My favorite painter is Frida Kahlo.  I’m tempted to say something obnoxious like I was into her before it became fashionable, but in truth I’m glad she’s popular now because it’s easier for me to get to see her works in person.  And furthermore, she’s become well known enough to anchor a fantastic exhibit at LACMA, called In Wonderland.

Goodness, I can’t say enough about this exhibit.  It took me well over three hours to wander through and the last hour was slightly rushed as my feet ached and nature called.  I want to go back.  Overwhelmingly I hadn’t heard of most of the artists on display.  And it’s a damn shame because no one should have to wait until the age of 35 to be exposed to Remedios Varo or Bridget Tichenor.

Here’s where language really falls apart.  Because I’m still very much under the throes of trying to come up with something that comprehensively expresses all of my thoughts, I want to say something about the exhibit but I have no idea where to start or how to hold to an outline.  It’s hard to talk about any one thing without it become something else, bleeding over into a new scene, invading the space of another idea, alluding to another theme, borrowing the colors of a completely different experience.  The essence of 20th century surrealism, maybe.  Also really sloppy reportage.  But really, you have no idea how many times I’ve tried to write this out and had to delete it all because it just chases its own tail.

I wanted to camp out/lay down at the foot of Las dos fridas and stare up at it forever.  I wanted to read every piece of ephemera, including Artaud’s Spanish-language article on Maria Izquierdo.  I wanted to commit the magic in Leonora Carrington’s Chrysopeia of Mary the Jewess.  I was so struck by a piece of text by Julien Levy on Surrealism I had to write it down:  “[it] attempts to discover and explore the more real than real world behind the real; meaning which is expansive behind the contractile fact.”  And, my God, Dorothea Tanning.

The ideas! That women were their very own muses! That down in Wonderland, long past the rabbit hole, women found themselves bewildered by their own lives! That they didn’t need the madness and belligerent whims of the world at large to see where the disconnects came about! That mystery and identity are facets every woman has for exploring, too sublime to be reliable tools but powerful forces all the same.

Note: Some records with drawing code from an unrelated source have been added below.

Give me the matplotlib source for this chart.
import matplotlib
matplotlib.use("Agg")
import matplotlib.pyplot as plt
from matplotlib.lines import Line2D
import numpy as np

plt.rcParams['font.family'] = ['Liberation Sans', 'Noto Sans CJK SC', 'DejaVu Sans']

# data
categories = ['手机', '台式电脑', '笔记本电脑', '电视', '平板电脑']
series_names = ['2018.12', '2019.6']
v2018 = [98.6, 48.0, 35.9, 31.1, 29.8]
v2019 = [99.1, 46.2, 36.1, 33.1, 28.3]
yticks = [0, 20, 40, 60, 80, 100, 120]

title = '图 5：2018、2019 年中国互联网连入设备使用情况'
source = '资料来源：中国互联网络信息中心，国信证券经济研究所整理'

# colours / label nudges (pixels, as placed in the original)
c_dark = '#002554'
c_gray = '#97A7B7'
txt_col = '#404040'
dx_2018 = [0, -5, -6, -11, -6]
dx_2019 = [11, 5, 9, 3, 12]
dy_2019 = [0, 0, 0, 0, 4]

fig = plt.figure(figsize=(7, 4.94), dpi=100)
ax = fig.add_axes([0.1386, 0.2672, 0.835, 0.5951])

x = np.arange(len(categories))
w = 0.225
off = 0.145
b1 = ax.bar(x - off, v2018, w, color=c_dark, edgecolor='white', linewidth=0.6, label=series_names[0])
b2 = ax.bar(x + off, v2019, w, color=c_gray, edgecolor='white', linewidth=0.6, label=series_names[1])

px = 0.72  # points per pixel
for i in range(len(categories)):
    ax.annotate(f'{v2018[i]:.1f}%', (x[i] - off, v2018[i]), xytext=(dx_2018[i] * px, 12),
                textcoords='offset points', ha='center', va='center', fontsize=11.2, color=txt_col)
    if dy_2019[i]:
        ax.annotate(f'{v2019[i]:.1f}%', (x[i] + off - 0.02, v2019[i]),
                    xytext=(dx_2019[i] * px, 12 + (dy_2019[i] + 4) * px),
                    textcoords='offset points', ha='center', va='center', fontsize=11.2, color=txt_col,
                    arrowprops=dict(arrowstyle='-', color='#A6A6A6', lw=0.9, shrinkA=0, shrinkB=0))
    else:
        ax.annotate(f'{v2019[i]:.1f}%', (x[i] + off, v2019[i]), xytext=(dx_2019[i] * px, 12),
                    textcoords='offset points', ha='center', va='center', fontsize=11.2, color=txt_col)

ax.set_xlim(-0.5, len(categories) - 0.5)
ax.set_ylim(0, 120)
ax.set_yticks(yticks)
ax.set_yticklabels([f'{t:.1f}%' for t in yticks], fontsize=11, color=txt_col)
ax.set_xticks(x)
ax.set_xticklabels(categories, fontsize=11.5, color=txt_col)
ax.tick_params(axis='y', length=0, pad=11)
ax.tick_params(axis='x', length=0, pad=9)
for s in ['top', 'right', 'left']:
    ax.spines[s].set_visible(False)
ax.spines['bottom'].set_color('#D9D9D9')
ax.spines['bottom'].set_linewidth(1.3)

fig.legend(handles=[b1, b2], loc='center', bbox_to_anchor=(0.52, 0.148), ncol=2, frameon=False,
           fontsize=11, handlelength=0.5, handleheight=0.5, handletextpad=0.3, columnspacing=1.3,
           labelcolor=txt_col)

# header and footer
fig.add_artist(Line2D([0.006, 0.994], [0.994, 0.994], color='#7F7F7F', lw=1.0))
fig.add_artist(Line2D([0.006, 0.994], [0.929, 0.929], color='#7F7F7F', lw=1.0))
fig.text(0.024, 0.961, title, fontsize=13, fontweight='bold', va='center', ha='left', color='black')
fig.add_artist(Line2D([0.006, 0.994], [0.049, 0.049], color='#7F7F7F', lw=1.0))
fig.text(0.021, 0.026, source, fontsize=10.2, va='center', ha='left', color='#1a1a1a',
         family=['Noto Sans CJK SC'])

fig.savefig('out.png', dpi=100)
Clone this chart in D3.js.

Maybe this is what Rationalism has wrought, surrealism, existentialism, et al.  When the situation is deprived of its narrative (John killed Bob because Bob murdered John’s parents) and one is only left with the hard facts (Bob is dead; John shot him) the whole thing is senseless violence.  The human mind can’t really take that, there has to be some sense in it in order to live with the situation.  Even turning away and deciding not to think about it is an option.  But we’re hardwired to see if this-then-that in everything.  When that falls apart because expectations get foiled again and again (on the way to getting revenge for his parents, John is given governorship over a region far away and he laments his misfortune which inspires Mary, a maid besotted with him, to attempt the revenge herself which fails because Bob falls in love with her first and proposes marriage and when war breaks out a famous ballad makes its way to John’s ears about poor Mary whose betrothed was killed during the war and how she never got what she wanted and John determines that his vengeance will not be foiled if he kills Mary…) we are truly numbed to the present goings on, so goes the praxis in certain plays by Beckett and Ionesco, and put ourselves in a sort of holding pattern, waiting for this nonsensical story to play itself out and for “normal” to return.  But the funny thing about life, and reality, is it is no play, it has no narrative, and there is no “normal.”

Maybe the advance of rationalism has been handily or conveniently assisted by globalism and intercultural realities.  The more we let go of expecting a certain course of events and allow for alternatives as a measure of our tolerance for other customs, perhaps the less we find our own customs instinctual.  We’ve learned to question our customs – to question authority.  We’ve raced around the globe and crashed into ourselves on the other side.  Recognizing ourselves once again, after all of that can be disorienting and we may never be the people we once were.  (As a woman I can’t help but be glad about that.)  There’s a new normal hanging around.  It doesn’t make any sense but it’s not like you should get used to it.

In closing, if there is any way you can, hie yourself to LACMA’s In Wonderland.  In until May 6 2012, but you should go now.  NOW.  Go, go, go, go!